Start of Source data

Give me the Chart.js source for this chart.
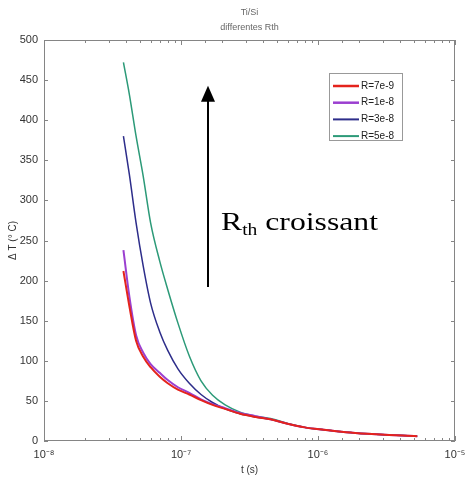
<!DOCTYPE html>
<html>
<head>
<meta charset="utf-8">
<script src="https://cdn.jsdelivr.net/npm/chart.js@4.4.0/dist/chart.umd.min.js"></script>
<style>
  html, body { margin: 0; padding: 0; background: #fff; }
  #wrap { width: 465px; height: 479px; }
</style>
</head>
<body>
<div id="wrap"><canvas id="chart" width="465" height="479"></canvas></div>
<script>
// Ti/Si thermal response for several Rth values.
const times = [3.8e-8, 4.2e-8, 4.7e-8, 5.3e-8, 6e-8, 7e-8, 8e-8, 9.5e-8, 1.15e-7, 1.4e-7,
  1.7e-7, 2.1e-7, 2.7e-7, 3.5e-7, 4.5e-7, 6e-7, 8e-7, 1.1e-6, 1.6e-6, 2.3e-6, 3.3e-6, 4.5e-6, 5.3e-6];

const seriesLabels = ["R=7e-9", "R=1e-8", "R=3e-8", "R=5e-8"];
const dT_R7e9 = [212, 168, 125, 105, 92, 80, 72, 64, 58, 51, 45, 40, 34, 30, 27, 21.5, 17, 14, 11, 9, 7.5, 6.5, 6];
const dT_R1e8 = [238, 180, 132, 110, 96, 85, 76, 67, 60, 52, 46, 41, 35, 31, 27, 21.5, 17, 14, 11, 9, 7.5, 6.5, 6];
const dT_R3e8 = [380, 332, 272, 218, 172, 136, 113, 90, 72, 58, 48, 40, 34, 30, 27, 21.5, 17, 14, 11, 9, 7.5, 6.5, 6];
const dT_R5e8 = [472, 432, 380, 330, 272, 224, 189, 147, 106, 75, 57, 45, 36, 31, 28, 22, 17, 14, 11, 9, 7.5, 6.5, 6];

const decadeLabels = ["10\u207B\u2078", "10\u207B\u2077", "10\u207B\u2076", "10\u207B\u2075"];
const titleLines = ["Ti/Si", "differentes Rth"];

const COLORS = ["#e4231c", "#9b3fd0", "#2d2d8a", "#2c9a78"];
const WIDTHS = [2, 2, 1.5, 1.5];

function series(i, values) {
  return {
    label: seriesLabels[i],
    data: times.map((t, k) => ({ x: t, y: values[k] })),
    borderColor: COLORS[i],
    backgroundColor: COLORS[i],
    borderWidth: WIDTHS[i],
    pointRadius: 0,
    showLine: true,
    cubicInterpolationMode: "monotone",
  };
}

// Matlab-ish box with inward ticks, legend, title and the "Rth croissant" arrow.
const decorPlugin = {
  id: "decor",
  afterDraw(chart) {
    const { ctx, chartArea: a, scales } = chart;
    const x = scales.x, y = scales.y;
    ctx.save();

    // frame
    ctx.strokeStyle = "#858585";
    ctx.lineWidth = 1;
    ctx.strokeRect(a.left + 0.5, a.top + 0.5, a.right - a.left - 1, a.bottom - a.top - 1);

    ctx.beginPath();
    y.ticks.forEach((t) => {
      const p = Math.round(y.getPixelForValue(t.value)) + 0.5;
      ctx.moveTo(a.left, p); ctx.lineTo(a.left + 4, p);
      ctx.moveTo(a.right - 4, p); ctx.lineTo(a.right, p);
    });
    x.ticks.forEach((t) => {
      const e = Math.log10(t.value);
      const len = Math.abs(e - Math.round(e)) < 1e-6 ? 5 : 3;
      const p = Math.round(x.getPixelForValue(t.value)) + 0.5;
      ctx.moveTo(p, a.bottom); ctx.lineTo(p, a.bottom - len);
      ctx.moveTo(p, a.top); ctx.lineTo(p, a.top + len);
    });
    ctx.stroke();

    // title
    ctx.fillStyle = "#666";
    ctx.font = "9px 'Liberation Sans', Arial, sans-serif";
    ctx.textAlign = "center";
    ctx.textBaseline = "middle";
    const cx = (a.left + a.right) / 2;
    ctx.fillText(titleLines[0], cx, 13);
    ctx.fillText(titleLines[1], cx, 28);

    // legend
    const lx = 329, ly = 73, lw = 73, lh = 67;
    ctx.fillStyle = "#fff";
    ctx.fillRect(lx, ly, lw, lh);
    ctx.strokeStyle = "#999";
    ctx.strokeRect(lx + 0.5, ly + 0.5, lw, lh);
    ctx.textAlign = "left";
    ctx.font = "10px 'Liberation Sans', Arial, sans-serif";
    chart.data.datasets.forEach((ds, i) => {
      const yy = ly + 13 + i * 16.7;
      ctx.strokeStyle = ds.borderColor;
      ctx.lineWidth = ds.borderWidth + 0.5;
      ctx.beginPath();
      ctx.moveTo(lx + 4, yy); ctx.lineTo(lx + 30, yy);
      ctx.stroke();
      ctx.fillStyle = "#222";
      ctx.fillText(ds.label, lx + 32, yy);
    });

    // arrow annotation
    const ax = Math.round(x.getPixelForValue(1.57e-7));
    const y0 = y.getPixelForValue(192), y1 = y.getPixelForValue(443);
    ctx.strokeStyle = "#000";
    ctx.fillStyle = "#000";
    ctx.lineWidth = 2;
    ctx.beginPath();
    ctx.moveTo(ax, y0); ctx.lineTo(ax, y1 + 14);
    ctx.stroke();
    ctx.beginPath();
    ctx.moveTo(ax, y1); ctx.lineTo(ax - 7, y1 + 16); ctx.lineTo(ax + 7, y1 + 16);
    ctx.closePath();
    ctx.fill();

    ctx.textBaseline = "alphabetic";
    ctx.translate(ax + 13, y.getPixelForValue(263));
    ctx.scale(1.22, 1);
    ctx.font = "26px 'Liberation Serif', 'Times New Roman', serif";
    ctx.fillText("R", 0, 0);
    let w = ctx.measureText("R").width;
    ctx.font = "16px 'Liberation Serif', 'Times New Roman', serif";
    ctx.fillText("th", w, 5);
    w += ctx.measureText("th").width;
    ctx.font = "26px 'Liberation Serif', 'Times New Roman', serif";
    ctx.fillText(" croissant", w, 0);

    ctx.restore();
  },
};

const tickFont = { family: "'Liberation Sans', Arial, sans-serif", size: 11 };

new Chart(document.getElementById("chart"), {
  type: "scatter",
  data: {
    datasets: [series(0, dT_R7e9), series(1, dT_R1e8), series(2, dT_R3e8), series(3, dT_R5e8)],
  },
  options: {
    responsive: false,
    animation: false,
    devicePixelRatio: 1,
    layout: { padding: { top: 40, right: 10, left: 0, bottom: 0 } },
    plugins: { legend: { display: false }, title: { display: false }, tooltip: { enabled: false } },
    scales: {
      x: {
        type: "logarithmic",
        min: 1e-8,
        max: 1e-5,
        grid: { display: false, drawTicks: false },
        border: { display: false },
        afterFit: (s) => { s.height = 38; s.paddingLeft = 0; s.paddingRight = 0; },
        ticks: {
          autoSkip: false,
          maxRotation: 0,
          padding: 7,
          color: "#333",
          font: tickFont,
          callback: (v) => {
            const e = Math.log10(v);
            return Math.abs(e - Math.round(e)) < 1e-6 ? decadeLabels[Math.round(e) + 8] : "";
          },
        },
        title: {
          display: true,
          text: "t (s)",
          color: "#333",
          font: { family: "'Liberation Sans', Arial, sans-serif", size: 10 },
          padding: { top: 0, bottom: 3 },
        },
      },
      y: {
        min: 0,
        max: 500,
        grid: { display: false, drawTicks: false },
        border: { display: false },
        afterFit: (s) => { s.width = 44; s.paddingTop = 0; s.paddingBottom = 0; },
        ticks: {
          stepSize: 50,
          padding: 6,
          color: "#333",
          font: tickFont,
        },
        title: {
          display: true,
          text: "\u0394 T (\u00B0 C)",
          color: "#333",
          font: { family: "'Liberation Sans', Arial, sans-serif", size: 10 },
          padding: { top: 7, bottom: 0 },
        },
      },
    },
  },
  plugins: [decorPlugin],
});
</script>
</body>
</html>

End of Source data

Every line above should be repeated exactly; pictures stay out of the copy.

Give me the Chart.js source for this chart.
<!DOCTYPE html>
<html>
<head>
<meta charset="utf-8">
<script src="https://cdn.jsdelivr.net/npm/chart.js@4.4.0/dist/chart.umd.min.js"></script>
<style>
  html, body { margin: 0; padding: 0; background: #fff; }
  #wrap { width: 465px; height: 479px; }
</style>
</head>
<body>
<div id="wrap"><canvas id="chart" width="465" height="479"></canvas></div>
<script>
// Ti/Si thermal response for several Rth values.
const times = [3.8e-8, 4.2e-8, 4.7e-8, 5.3e-8, 6e-8, 7e-8, 8e-8, 9.5e-8, 1.15e-7, 1.4e-7,
  1.7e-7, 2.1e-7, 2.7e-7, 3.5e-7, 4.5e-7, 6e-7, 8e-7, 1.1e-6, 1.6e-6, 2.3e-6, 3.3e-6, 4.5e-6, 5.3e-6];

const seriesLabels = ["R=7e-9", "R=1e-8", "R=3e-8", "R=5e-8"];
const dT_R7e9 = [212, 168, 125, 105, 92, 80, 72, 64, 58, 51, 45, 40, 34, 30, 27, 21.5, 17, 14, 11, 9, 7.5, 6.5, 6];
const dT_R1e8 = [238, 180, 132, 110, 96, 85, 76, 67, 60, 52, 46, 41, 35, 31, 27, 21.5, 17, 14, 11, 9, 7.5, 6.5, 6];
const dT_R3e8 = [380, 332, 272, 218, 172, 136, 113, 90, 72, 58, 48, 40, 34, 30, 27, 21.5, 17, 14, 11, 9, 7.5, 6.5, 6];
const dT_R5e8 = [472, 432, 380, 330, 272, 224, 189, 147, 106, 75, 57, 45, 36, 31, 28, 22, 17, 14, 11, 9, 7.5, 6.5, 6];

const decadeLabels = ["10\u207B\u2078", "10\u207B\u2077", "10\u207B\u2076", "10\u207B\u2075"];
const titleLines = ["Ti/Si", "differentes Rth"];

const COLORS = ["#e4231c", "#9b3fd0", "#2d2d8a", "#2c9a78"];
const WIDTHS = [2, 2, 1.5, 1.5];

function series(i, values) {
  return {
    label: seriesLabels[i],
    data: times.map((t, k) => ({ x: t, y: values[k] })),
    borderColor: COLORS[i],
    backgroundColor: COLORS[i],
    borderWidth: WIDTHS[i],
    pointRadius: 0,
    showLine: true,
    cubicInterpolationMode: "monotone",
  };
}

// Matlab-ish box with inward ticks, legend, title and the "Rth croissant" arrow.
const decorPlugin = {
  id: "decor",
  afterDraw(chart) {
    const { ctx, chartArea: a, scales } = chart;
    const x = scales.x, y = scales.y;
    ctx.save();

    // frame
    ctx.strokeStyle = "#858585";
    ctx.lineWidth = 1;
    ctx.strokeRect(a.left + 0.5, a.top + 0.5, a.right - a.left - 1, a.bottom - a.top - 1);

    ctx.beginPath();
    y.ticks.forEach((t) => {
      const p = Math.round(y.getPixelForValue(t.value)) + 0.5;
      ctx.moveTo(a.left, p); ctx.lineTo(a.left + 4, p);
      ctx.moveTo(a.right - 4, p); ctx.lineTo(a.right, p);
    });
    x.ticks.forEach((t) => {
      const e = Math.log10(t.value);
      const len = Math.abs(e - Math.round(e)) < 1e-6 ? 5 : 3;
      const p = Math.round(x.getPixelForValue(t.value)) + 0.5;
      ctx.moveTo(p, a.bottom); ctx.lineTo(p, a.bottom - len);
      ctx.moveTo(p, a.top); ctx.lineTo(p, a.top + len);
    });
    ctx.stroke();

    // title
    ctx.fillStyle = "#666";
    ctx.font = "9px 'Liberation Sans', Arial, sans-serif";
    ctx.textAlign = "center";
    ctx.textBaseline = "middle";
    const cx = (a.left + a.right) / 2;
    ctx.fillText(titleLines[0], cx, 13);
    ctx.fillText(titleLines[1], cx, 28);

    // legend
    const lx = 329, ly = 73, lw = 73, lh = 67;
    ctx.fillStyle = "#fff";
    ctx.fillRect(lx, ly, lw, lh);
    ctx.strokeStyle = "#999";
    ctx.strokeRect(lx + 0.5, ly + 0.5, lw, lh);
    ctx.textAlign = "left";
    ctx.font = "10px 'Liberation Sans', Arial, sans-serif";
    chart.data.datasets.forEach((ds, i) => {
      const yy = ly + 13 + i * 16.7;
      ctx.strokeStyle = ds.borderColor;
      ctx.lineWidth = ds.borderWidth + 0.5;
      ctx.beginPath();
      ctx.moveTo(lx + 4, yy); ctx.lineTo(lx + 30, yy);
      ctx.stroke();
      ctx.fillStyle = "#222";
      ctx.fillText(ds.label, lx + 32, yy);
    });

    // arrow annotation
    const ax = Math.round(x.getPixelForValue(1.57e-7));
    const y0 = y.getPixelForValue(192), y1 = y.getPixelForValue(443);
    ctx.strokeStyle = "#000";
    ctx.fillStyle = "#000";
    ctx.lineWidth = 2;
    ctx.beginPath();
    ctx.moveTo(ax, y0); ctx.lineTo(ax, y1 + 14);
    ctx.stroke();
    ctx.beginPath();
    ctx.moveTo(ax, y1); ctx.lineTo(ax - 7, y1 + 16); ctx.lineTo(ax + 7, y1 + 16);
    ctx.closePath();
    ctx.fill();

    ctx.textBaseline = "alphabetic";
    ctx.translate(ax + 13, y.getPixelForValue(263));
    ctx.scale(1.22, 1);
    ctx.font = "26px 'Liberation Serif', 'Times New Roman', serif";
    ctx.fillText("R", 0, 0);
    let w = ctx.measureText("R").width;
    ctx.font = "16px 'Liberation Serif', 'Times New Roman', serif";
    ctx.fillText("th", w, 5);
    w += ctx.measureText("th").width;
    ctx.font = "26px 'Liberation Serif', 'Times New Roman', serif";
    ctx.fillText(" croissant", w, 0);

    ctx.restore();
  },
};

const tickFont = { family: "'Liberation Sans', Arial, sans-serif", size: 11 };

new Chart(document.getElementById("chart"), {
  type: "scatter",
  data: {
    datasets: [series(0, dT_R7e9), series(1, dT_R1e8), series(2, dT_R3e8), series(3, dT_R5e8)],
  },
  options: {
    responsive: false,
    animation: false,
    devicePixelRatio: 1,
    layout: { padding: { top: 40, right: 10, left: 0, bottom: 0 } },
    plugins: { legend: { display: false }, title: { display: false }, tooltip: { enabled: false } },
    scales: {
      x: {
        type: "logarithmic",
        min: 1e-8,
        max: 1e-5,
        grid: { display: false, drawTicks: false },
        border: { display: false },
        afterFit: (s) => { s.height = 38; s.paddingLeft = 0; s.paddingRight = 0; },
        ticks: {
          autoSkip: false,
          maxRotation: 0,
          padding: 7,
          color: "#333",
          font: tickFont,
          callback: (v) => {
            const e = Math.log10(v);
            return Math.abs(e - Math.round(e)) < 1e-6 ? decadeLabels[Math.round(e) + 8] : "";
          },
        },
        title: {
          display: true,
          text: "t (s)",
          color: "#333",
          font: { family: "'Liberation Sans', Arial, sans-serif", size: 10 },
          padding: { top: 0, bottom: 3 },
        },
      },
      y: {
        min: 0,
        max: 500,
        grid: { display: false, drawTicks: false },
        border: { display: false },
        afterFit: (s) => { s.width = 44; s.paddingTop = 0; s.paddingBottom = 0; },
        ticks: {
          stepSize: 50,
          padding: 6,
          color: "#333",
          font: tickFont,
        },
        title: {
          display: true,
          text: "\u0394 T (\u00B0 C)",
          color: "#333",
          font: { family: "'Liberation Sans', Arial, sans-serif", size: 10 },
          padding: { top: 7, bottom: 0 },
        },
      },
    },
  },
  plugins: [decorPlugin],
});
</script>
</body>
</html>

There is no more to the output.